Step 2: Data-driven exploration
This step is most underrated as mainly we do the exploration with a solution in mind, leading us to a blind spot. I am not saying that subject matter expertise is not helpful, but, as a rule of thumb, we have to sense check from all perspectives and co-relate. One way to look at data-driven exploration is to use any python library to explore the problem using statistical methods and describe it as it is stated. Another way is to define data in business contextual language with experiments rather than just statistics which can lead to A/B testing kind of approach or operational research etc. The end result will determine potentially the entitlement value of the business problem and direction for strategy.
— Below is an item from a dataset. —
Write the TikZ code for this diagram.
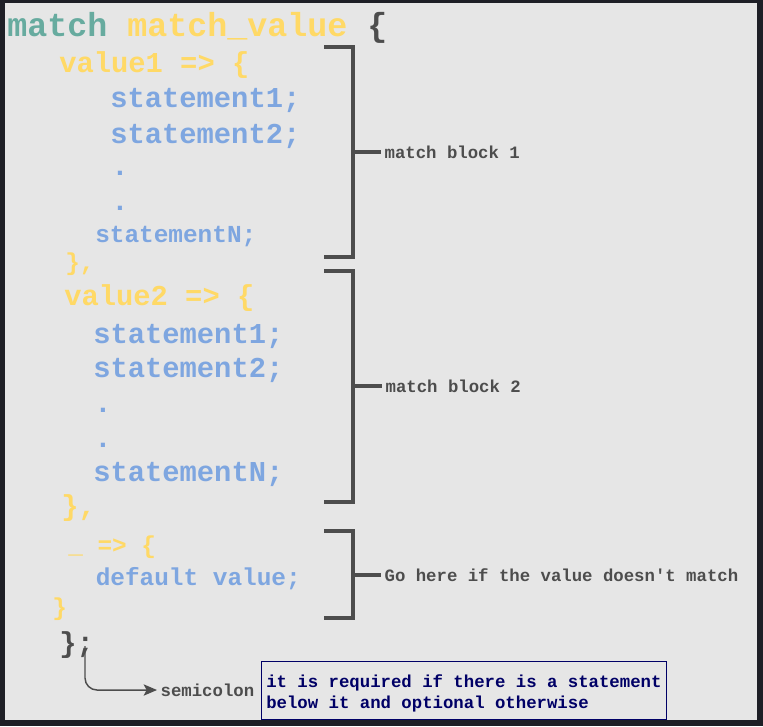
\documentclass[tikz,border=0pt]{standalone}
\usepackage{fontspec}
\setmonofont{Liberation Mono}
\usetikzlibrary{arrows.meta}
\definecolor{frame}{HTML}{1E1F26}
\definecolor{panel}{HTML}{E6E6E6}
\definecolor{kwteal}{HTML}{67AB9F}
\definecolor{kwyellow}{HTML}{FFD966}
\definecolor{kwblue}{HTML}{7EA6E0}
\definecolor{ink}{HTML}{4D4D4D}
\definecolor{navy}{HTML}{000066}
\begin{document}
\begin{tikzpicture}[x=0.75pt,y=-0.75pt,
  code/.style={anchor=base west,inner sep=0pt},
  huge/.style={font=\ttfamily\bfseries\fontsize{25}{30}\selectfont},
  large/.style={font=\ttfamily\bfseries\fontsize{21.6}{26}\selectfont},
  small/.style={font=\ttfamily\bfseries\fontsize{18.3}{22}\selectfont},
  yel/.style={text=kwyellow},
  blu/.style={text=kwblue},
  bracket/.style={draw=ink,line width=2.5pt,line join=miter},
  tick/.style={draw=ink,line width=2.5pt},
  note/.style={anchor=west,inner xsep=2.5pt,inner ysep=0pt,text=ink,
    font=\ttfamily\bfseries\fontsize{13}{15.75}\selectfont},
  boxtext/.style={anchor=base west,inner sep=0pt,text=navy,
    font=\ttfamily\bfseries\fontsize{13}{15.75}\selectfont},
]
\useasboundingbox (0,0) rectangle (763,726);
\fill[frame] (0,0) rectangle (763,726);
\fill[panel] (5,3) rectangle (757,720);

% match expression header
\node[code,huge] (head) at (7,36)
  {\textcolor{kwteal}{match} \textcolor{kwyellow}{match\_value} \textcolor{ink}{\{}};

% first arm
\node[code,large,yel] (v1) at (59,72) {value1 => \{};
\node[code,large,blu] (s11) at (110,107) {statement1;};
\node[code,large,blu] (s12) at (110,143) {statement2;};
\node[code,large,blu] (d11) at (111,175) {.};
\node[code,large,blu] (d12) at (111,210) {.};
\node[code,small,blu] (s1n) at (95,242) {statementN;};
\node[code,small,yel] (c1) at (65,270) {\},};

% second arm
\node[code,large,yel] (v2) at (64,305) {value2 => \{};
\node[code,large,blu] (s21) at (93,343) {statement1;};
\node[code,large,blu] (s22) at (93,377) {statement2;};
\node[code,large,blu] (d21) at (94,412) {.};
\node[code,large,blu] (d22) at (94,447) {.};
\node[code,large,blu] (s2n) at (93,481) {statementN;};
\node[code,large,yel] (c2) at (61,515) {\},};

% default arm
\node[code,small,yel] (dv) at (68,553) {\_ => \{};
\node[code,small,blu] (dd) at (95.5,585) {default value;};
\node[code,small,yel] (c3) at (52,615) {\}};
\node[code,large,text=ink] (close) at (59,652) {\};};

% brackets around the arms
\draw[bracket] (324,47) -| (353,257) -- (324,257);
\draw[bracket] (324,271) -| (353,502) -- (324,502);
\draw[bracket] (324,531) -| (353,618) -- (324,618);
\coordinate (b1) at (353,152);
\coordinate (b2) at (353,386);
\coordinate (b3) at (353,575);

\node[note] (l1) at (381,152) {match block 1};
\node[note] (l2) at (382,386) {match block 2};
\node[note] (l3) at (381,575) {Go here if the value doesn't match};
\draw[tick] (b1) -- (l1.west);
\draw[tick] (b2) -- (l2.west);
\draw[tick] (b3) -- (l3.west);

% semicolon callout
\coordinate (semi) at (85,646);
\node[note] (sl) at (157,690) {semicolon};
\draw[draw=ink,line width=1.1pt,rounded corners=9pt,
  -{Stealth[length=10pt,width=8.5pt,inset=2.2pt]}] (semi) |- (sl.west);

% note box
\node[anchor=north west,draw=navy,line width=1.1pt,fill=panel,
  minimum width=303.75pt,minimum height=43.5pt,inner sep=0pt] (box) at (261,661) {};
\node[boxtext] (n1) at (266,687) {it is required if there is a statement};
\node[boxtext] (n2) at (266,708) {below it and optional otherwise};
\end{tikzpicture}
\end{document}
Step 3: Scoping the problem
In this step, based on what we managed to learn during the previous step, we scope the problem and try to remove any possible ambiguity. We need to carefully consider all the objectives and requirements necessary to complete the project, and estimate the time and costs. We can now set the key milestones and summarise the process, describing it profoundly.
This is a fundamental step towards success, and the stakeholders and tech team have to agree on how they are going to move forward from here, as after this any misalignment will create churn and rework.
It is important that every step of the process is clearly explainable and the performance metrics are shared and discussed.

Step 4: Defining and dissecting the problem into parts
A business problem is not an ML problem or a descriptive one, it’s an amalgamation of describing it, applying ML for particular data pointers, with Data Engineering at its core. Once we break the problem into parts, we can assign a team to solve each of them or set the dependency matrix to proceed. This may include setting a data pipeline, doing descriptive analysis and predicting or prescribing the insight and co-related actions on top of it.
Once the outcome is defined, we go into validation and further consumption of data to run programmes so that action can be taken to capitalise entitlement. We can create a mechanism to have an automated hands-off-the-wheel insight to action loop and have it go on for as long as we need, saving the teams’ time and effort.

Conclusion
In conclusion, the working-backwards approach is the perfect method to implement when we want to be sure that the results of our work are going to meet the user’s expectations exactly, and it allows us to structure the process of problem-solving in such a way that the decisions it leads to are more precise and beneficial.